N: My mother used to talk about the old-fashioned beer gardens. It’d be nice if it was like that, if it had an outdoor patio with grapevines. I don’t really know what they were like, but I’m picturing a garden with beer growing on vines. I guess it would be in a fantasy city, because it can’t be too hot and it can’t be too cold. Nah, it would be in Detroit, I’m not moving. I could think of a better place, but I’m not going to say New Orleans. People are so used to drinking there constantly; I don’t know how special it would be. I’m not going to own a bar, okay? Too much work.

MDM: Do you remember the drunkest you’ve ever been? Or perhaps you were told by your friends the next day.

N: No, but that’s the point. And yeah, they have told me. They say you were a one-girl party. Not that I remember. When I black out I’m still going strong, no one knows I’m blacked out. I’m still talking and doing stuff. I drank a lot of wine at a show in San Francisco, it was Juxtapose’s 10th anniversary and we were all at a table with Robert Williams and a bunch of different artists. I was drinking a lot of wine, not even thinking about it, and I don’t remember coming home. We went to a bar afterwards, which I don’t remember. I was still talking and falling into people and apologizing. Colonel said I was very suave. Now that was a heavy hangover.

MDM: Is it harder to get your friends to go out drinking now than back in the day?

N: A few dropped off, but mostly they’re not that hard to find when it’s time to drink. Thank God most of them don’t have kids or serious mental problems or aren’t dead already. They’re willing, very willing. You made me really appreciate that, now that you mentioned it. What if no one would drink with us?
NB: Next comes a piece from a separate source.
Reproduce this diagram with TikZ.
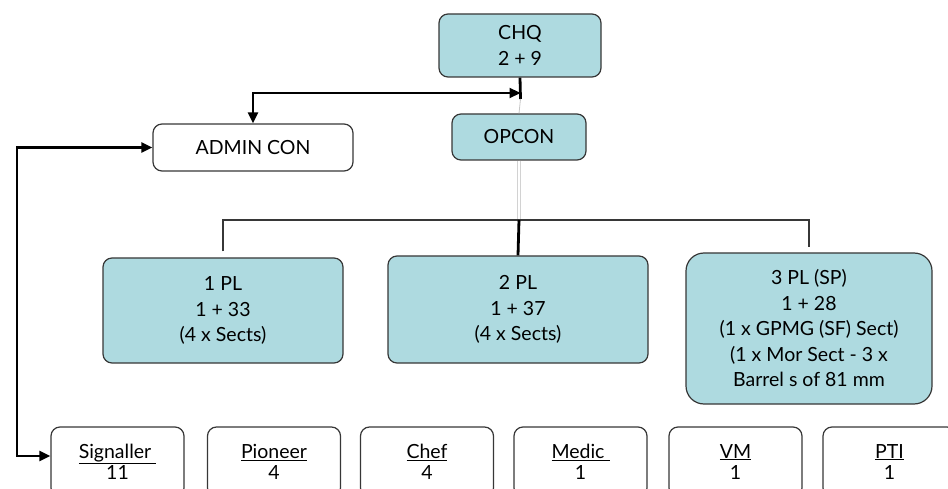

MDM: That’s a scary thought. Niagara, why must we drink?

N: We must to drink to stay happy. We must, we must, we must. I believe there are drugs and a drink for every occasion. Just to put up with what’s going on. I’ve found out there pretty much isn’t anybody that doesn’t get high on something. A lot of people won’t admit it, because it’s not chic. It’s not politically correct. You think everyone has straightened up, but everybody is doing just as much as ever, they just lie about it if they’re in the public eye. Or they’re awfully truthful like me. Life would be totally unbearable without it because there is so much horrible stuff going on, you have to try to stay a little bit to the side of that. If you start thinking of all the dead things in the street, of all the idiot people, and that everyone’s an asshole, you start realizing the truth. Then you realize you have to get away from the reality of the truth. Otherwise you would lead a horrible life. So don’t feel guilty about drinking or getting high because you might as well make the most of a short life. It’s a short life and that’s already a bummer. See now? I need a drink. It’s short, damnit.